:: Records for the exercise
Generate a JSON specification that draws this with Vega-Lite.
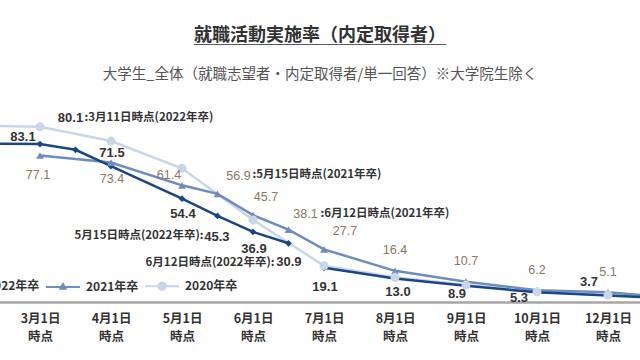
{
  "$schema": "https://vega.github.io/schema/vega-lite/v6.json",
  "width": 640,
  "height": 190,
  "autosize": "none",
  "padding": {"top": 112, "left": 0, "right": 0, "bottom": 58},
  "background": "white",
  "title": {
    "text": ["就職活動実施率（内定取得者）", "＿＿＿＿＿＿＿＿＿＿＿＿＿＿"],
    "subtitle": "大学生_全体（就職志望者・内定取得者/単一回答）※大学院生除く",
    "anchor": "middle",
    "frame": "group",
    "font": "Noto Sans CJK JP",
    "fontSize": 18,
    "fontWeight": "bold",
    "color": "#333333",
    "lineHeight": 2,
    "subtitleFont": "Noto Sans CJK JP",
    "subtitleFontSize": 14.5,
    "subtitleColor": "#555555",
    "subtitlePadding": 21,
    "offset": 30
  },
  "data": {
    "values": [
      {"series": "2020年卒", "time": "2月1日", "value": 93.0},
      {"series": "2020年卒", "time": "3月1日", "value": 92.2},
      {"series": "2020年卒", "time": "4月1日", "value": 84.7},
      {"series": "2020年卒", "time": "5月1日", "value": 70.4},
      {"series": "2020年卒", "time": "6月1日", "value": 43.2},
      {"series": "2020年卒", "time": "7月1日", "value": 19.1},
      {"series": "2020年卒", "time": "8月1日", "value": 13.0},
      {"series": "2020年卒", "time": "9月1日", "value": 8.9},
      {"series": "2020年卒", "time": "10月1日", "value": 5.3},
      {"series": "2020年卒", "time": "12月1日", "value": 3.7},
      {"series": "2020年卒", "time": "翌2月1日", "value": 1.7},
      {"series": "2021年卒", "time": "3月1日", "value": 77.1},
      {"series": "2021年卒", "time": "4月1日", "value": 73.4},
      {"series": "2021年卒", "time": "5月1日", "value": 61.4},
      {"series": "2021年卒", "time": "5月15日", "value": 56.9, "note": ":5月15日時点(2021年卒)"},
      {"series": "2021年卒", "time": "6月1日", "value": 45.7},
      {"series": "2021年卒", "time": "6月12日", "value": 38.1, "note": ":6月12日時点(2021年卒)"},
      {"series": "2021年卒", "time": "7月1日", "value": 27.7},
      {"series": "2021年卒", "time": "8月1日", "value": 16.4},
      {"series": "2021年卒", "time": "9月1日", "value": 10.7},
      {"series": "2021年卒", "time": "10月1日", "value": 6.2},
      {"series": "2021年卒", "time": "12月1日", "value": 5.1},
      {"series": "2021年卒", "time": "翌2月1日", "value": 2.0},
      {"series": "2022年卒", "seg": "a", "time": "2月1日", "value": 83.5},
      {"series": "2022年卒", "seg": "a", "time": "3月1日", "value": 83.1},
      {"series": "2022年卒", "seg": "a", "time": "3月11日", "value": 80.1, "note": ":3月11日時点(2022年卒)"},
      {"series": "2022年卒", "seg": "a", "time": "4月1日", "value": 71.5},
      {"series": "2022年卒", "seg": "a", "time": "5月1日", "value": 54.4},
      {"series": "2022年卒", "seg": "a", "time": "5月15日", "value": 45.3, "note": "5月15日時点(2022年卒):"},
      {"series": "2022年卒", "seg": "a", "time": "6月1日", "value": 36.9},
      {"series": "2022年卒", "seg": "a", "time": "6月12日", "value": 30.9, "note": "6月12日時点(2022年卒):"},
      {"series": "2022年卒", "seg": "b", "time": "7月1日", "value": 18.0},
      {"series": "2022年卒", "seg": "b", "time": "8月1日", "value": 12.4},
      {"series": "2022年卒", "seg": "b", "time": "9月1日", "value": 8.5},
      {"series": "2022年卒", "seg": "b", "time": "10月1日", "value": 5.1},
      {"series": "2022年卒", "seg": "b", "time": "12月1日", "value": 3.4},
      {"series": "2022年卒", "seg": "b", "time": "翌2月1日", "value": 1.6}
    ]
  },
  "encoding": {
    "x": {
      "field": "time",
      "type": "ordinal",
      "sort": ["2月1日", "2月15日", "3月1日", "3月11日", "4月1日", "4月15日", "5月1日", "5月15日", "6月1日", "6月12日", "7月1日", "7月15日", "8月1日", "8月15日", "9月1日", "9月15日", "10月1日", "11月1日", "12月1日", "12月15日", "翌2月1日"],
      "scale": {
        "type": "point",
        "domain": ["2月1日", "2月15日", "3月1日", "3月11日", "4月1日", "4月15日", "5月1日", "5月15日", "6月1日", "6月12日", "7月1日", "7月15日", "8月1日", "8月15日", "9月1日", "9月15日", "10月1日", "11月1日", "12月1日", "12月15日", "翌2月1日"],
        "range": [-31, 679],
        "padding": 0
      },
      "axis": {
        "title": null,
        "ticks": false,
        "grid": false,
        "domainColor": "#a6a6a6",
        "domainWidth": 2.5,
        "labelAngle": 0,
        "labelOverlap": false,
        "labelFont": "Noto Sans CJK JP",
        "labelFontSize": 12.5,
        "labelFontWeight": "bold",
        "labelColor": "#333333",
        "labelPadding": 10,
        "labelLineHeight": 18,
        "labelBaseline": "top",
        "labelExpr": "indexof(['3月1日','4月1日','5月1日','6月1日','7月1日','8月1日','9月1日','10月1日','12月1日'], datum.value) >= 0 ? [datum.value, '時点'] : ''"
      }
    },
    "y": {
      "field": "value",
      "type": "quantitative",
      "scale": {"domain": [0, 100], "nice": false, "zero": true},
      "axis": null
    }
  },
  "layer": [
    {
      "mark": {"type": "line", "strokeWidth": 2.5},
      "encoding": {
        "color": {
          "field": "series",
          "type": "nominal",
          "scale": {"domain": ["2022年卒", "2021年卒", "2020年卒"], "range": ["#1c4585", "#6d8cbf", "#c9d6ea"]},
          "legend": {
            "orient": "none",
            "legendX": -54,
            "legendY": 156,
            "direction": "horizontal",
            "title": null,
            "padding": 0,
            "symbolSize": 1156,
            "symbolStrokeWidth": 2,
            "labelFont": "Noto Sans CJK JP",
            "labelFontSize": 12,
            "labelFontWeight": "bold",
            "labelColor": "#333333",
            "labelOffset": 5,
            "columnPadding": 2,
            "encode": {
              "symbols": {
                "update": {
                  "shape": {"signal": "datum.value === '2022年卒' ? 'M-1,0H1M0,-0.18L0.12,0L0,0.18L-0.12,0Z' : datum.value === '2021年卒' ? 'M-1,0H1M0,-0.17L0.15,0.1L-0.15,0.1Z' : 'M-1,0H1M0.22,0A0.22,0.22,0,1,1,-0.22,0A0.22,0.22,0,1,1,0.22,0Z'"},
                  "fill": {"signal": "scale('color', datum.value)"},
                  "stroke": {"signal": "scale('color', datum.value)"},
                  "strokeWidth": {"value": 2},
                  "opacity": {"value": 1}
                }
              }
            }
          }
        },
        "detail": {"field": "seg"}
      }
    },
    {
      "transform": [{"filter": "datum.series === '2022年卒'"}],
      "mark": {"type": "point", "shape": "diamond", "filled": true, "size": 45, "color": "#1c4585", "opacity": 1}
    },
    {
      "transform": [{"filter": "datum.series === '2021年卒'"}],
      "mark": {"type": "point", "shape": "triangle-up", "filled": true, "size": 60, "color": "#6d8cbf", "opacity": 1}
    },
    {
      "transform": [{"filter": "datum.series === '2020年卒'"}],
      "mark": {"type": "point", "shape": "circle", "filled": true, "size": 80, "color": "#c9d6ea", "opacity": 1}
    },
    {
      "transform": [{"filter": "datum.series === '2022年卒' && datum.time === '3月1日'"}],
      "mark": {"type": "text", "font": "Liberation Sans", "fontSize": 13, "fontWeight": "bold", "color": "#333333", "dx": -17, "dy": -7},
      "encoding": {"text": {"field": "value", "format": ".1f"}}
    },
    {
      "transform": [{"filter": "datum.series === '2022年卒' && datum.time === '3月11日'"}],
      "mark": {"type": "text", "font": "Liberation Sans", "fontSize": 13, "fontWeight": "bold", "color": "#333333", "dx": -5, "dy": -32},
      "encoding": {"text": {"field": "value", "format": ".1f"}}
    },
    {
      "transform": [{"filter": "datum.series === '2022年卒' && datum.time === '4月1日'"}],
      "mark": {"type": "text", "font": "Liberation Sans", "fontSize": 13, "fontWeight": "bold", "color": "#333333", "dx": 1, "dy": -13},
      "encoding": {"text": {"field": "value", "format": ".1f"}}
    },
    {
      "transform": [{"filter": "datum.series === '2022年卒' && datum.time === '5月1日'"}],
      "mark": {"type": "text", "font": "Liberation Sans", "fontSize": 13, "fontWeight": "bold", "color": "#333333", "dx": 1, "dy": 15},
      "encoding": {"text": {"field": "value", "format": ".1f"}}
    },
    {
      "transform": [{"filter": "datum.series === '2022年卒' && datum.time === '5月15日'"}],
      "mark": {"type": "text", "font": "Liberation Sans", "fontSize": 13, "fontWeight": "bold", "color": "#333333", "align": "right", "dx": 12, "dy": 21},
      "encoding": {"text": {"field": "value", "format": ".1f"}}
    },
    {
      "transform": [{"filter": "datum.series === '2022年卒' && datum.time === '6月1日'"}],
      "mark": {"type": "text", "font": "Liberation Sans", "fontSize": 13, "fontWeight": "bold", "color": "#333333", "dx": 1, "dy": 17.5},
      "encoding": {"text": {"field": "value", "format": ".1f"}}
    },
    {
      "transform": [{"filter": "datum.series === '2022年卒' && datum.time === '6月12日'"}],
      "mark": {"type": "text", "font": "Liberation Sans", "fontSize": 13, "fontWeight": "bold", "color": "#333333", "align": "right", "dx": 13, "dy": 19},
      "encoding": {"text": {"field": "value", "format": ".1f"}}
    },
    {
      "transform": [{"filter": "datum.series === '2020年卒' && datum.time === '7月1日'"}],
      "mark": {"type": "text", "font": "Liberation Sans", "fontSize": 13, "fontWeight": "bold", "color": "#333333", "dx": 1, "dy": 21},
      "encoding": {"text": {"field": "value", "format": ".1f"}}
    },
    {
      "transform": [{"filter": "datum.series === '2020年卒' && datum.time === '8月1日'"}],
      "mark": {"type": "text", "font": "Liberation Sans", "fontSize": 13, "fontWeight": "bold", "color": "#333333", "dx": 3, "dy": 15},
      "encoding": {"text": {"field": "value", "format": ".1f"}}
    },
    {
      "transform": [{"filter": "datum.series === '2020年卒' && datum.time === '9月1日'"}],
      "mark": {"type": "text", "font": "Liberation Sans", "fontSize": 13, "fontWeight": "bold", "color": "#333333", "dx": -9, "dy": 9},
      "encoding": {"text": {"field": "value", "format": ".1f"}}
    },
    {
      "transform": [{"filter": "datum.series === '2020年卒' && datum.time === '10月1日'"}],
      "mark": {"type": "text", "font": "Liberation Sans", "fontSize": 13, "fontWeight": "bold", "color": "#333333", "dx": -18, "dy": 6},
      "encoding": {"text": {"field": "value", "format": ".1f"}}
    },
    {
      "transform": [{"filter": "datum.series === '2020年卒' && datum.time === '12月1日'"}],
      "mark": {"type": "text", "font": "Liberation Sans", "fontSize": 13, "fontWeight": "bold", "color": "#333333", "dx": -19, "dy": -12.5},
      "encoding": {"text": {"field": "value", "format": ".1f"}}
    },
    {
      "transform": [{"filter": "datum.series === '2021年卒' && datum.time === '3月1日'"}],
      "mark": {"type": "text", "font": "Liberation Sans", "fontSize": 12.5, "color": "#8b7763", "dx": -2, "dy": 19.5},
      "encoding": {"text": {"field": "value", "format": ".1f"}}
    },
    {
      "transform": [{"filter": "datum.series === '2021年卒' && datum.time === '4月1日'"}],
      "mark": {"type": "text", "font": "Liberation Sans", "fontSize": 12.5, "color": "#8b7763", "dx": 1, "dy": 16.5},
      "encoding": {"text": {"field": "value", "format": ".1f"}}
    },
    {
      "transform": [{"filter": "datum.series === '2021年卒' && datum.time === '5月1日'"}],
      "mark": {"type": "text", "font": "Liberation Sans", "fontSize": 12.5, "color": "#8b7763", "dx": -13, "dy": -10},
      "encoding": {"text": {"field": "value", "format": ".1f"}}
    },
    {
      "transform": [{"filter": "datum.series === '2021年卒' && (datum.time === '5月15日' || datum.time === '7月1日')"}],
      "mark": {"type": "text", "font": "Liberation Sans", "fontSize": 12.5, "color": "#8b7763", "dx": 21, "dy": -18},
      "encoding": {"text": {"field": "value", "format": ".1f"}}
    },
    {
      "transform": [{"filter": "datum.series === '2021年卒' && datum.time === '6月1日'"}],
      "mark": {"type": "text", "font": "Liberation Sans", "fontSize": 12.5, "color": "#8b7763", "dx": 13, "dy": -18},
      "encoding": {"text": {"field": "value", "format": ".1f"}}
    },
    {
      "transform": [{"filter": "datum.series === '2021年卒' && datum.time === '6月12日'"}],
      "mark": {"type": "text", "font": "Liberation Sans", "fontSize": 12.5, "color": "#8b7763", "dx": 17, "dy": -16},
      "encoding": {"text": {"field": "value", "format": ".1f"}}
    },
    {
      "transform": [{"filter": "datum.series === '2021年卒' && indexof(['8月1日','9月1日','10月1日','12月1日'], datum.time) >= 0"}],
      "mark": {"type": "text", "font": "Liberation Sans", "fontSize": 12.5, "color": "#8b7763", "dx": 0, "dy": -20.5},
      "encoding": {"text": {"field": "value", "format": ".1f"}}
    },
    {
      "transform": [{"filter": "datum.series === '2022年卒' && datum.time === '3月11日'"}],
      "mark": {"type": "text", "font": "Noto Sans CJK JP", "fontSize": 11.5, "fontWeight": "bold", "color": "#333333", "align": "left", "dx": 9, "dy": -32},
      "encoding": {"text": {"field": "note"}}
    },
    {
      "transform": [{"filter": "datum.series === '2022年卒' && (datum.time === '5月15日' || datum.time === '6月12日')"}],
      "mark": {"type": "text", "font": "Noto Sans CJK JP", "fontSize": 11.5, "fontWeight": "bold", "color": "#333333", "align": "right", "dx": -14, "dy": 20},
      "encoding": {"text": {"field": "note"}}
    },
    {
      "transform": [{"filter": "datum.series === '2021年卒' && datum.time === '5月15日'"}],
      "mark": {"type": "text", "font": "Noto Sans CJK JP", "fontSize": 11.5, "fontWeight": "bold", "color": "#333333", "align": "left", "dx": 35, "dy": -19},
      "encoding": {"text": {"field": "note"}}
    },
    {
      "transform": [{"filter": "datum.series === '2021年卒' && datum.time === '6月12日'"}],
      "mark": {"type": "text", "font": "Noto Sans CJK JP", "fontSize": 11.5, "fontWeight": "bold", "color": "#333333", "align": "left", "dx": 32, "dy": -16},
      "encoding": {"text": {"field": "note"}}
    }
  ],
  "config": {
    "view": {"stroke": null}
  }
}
::::
:: Records for the exercise
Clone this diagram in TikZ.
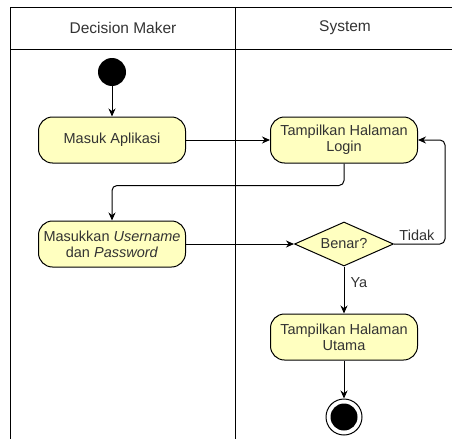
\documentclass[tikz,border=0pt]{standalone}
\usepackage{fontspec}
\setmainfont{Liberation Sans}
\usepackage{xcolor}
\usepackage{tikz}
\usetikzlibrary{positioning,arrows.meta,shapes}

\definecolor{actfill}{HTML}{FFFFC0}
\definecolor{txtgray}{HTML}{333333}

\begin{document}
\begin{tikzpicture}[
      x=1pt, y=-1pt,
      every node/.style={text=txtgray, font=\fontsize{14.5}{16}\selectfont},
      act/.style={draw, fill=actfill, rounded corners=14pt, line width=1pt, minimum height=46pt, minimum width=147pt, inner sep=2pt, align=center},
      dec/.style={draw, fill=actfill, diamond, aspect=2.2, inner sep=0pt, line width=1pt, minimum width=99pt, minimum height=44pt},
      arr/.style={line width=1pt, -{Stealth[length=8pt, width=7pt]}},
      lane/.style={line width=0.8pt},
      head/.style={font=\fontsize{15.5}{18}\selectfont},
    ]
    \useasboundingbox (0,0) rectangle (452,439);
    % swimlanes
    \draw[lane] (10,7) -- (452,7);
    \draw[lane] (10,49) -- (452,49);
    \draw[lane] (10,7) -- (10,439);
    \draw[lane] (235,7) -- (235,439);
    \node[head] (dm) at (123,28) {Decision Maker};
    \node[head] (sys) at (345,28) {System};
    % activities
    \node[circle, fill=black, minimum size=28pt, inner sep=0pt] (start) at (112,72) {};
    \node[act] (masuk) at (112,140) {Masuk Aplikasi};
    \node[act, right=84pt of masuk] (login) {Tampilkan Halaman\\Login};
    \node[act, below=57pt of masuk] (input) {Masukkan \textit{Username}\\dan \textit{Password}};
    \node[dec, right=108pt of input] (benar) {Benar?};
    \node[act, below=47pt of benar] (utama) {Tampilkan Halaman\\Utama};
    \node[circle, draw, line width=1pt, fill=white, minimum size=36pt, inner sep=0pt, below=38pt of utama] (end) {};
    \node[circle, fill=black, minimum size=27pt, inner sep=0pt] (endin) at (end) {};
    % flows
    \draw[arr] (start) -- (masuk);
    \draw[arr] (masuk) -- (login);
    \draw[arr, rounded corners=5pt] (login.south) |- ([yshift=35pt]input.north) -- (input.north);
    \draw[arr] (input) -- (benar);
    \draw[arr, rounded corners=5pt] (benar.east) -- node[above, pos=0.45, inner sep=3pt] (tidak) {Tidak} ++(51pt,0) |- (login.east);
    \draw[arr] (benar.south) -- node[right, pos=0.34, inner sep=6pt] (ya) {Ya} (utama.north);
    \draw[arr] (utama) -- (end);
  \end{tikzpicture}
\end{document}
::::
__Exercise instructions__
For each line of the listing that holds the word "this", show that line.

__Written solution__
Generate a JSON specification that draws this with Vega-Lite.
Clone this diagram in TikZ.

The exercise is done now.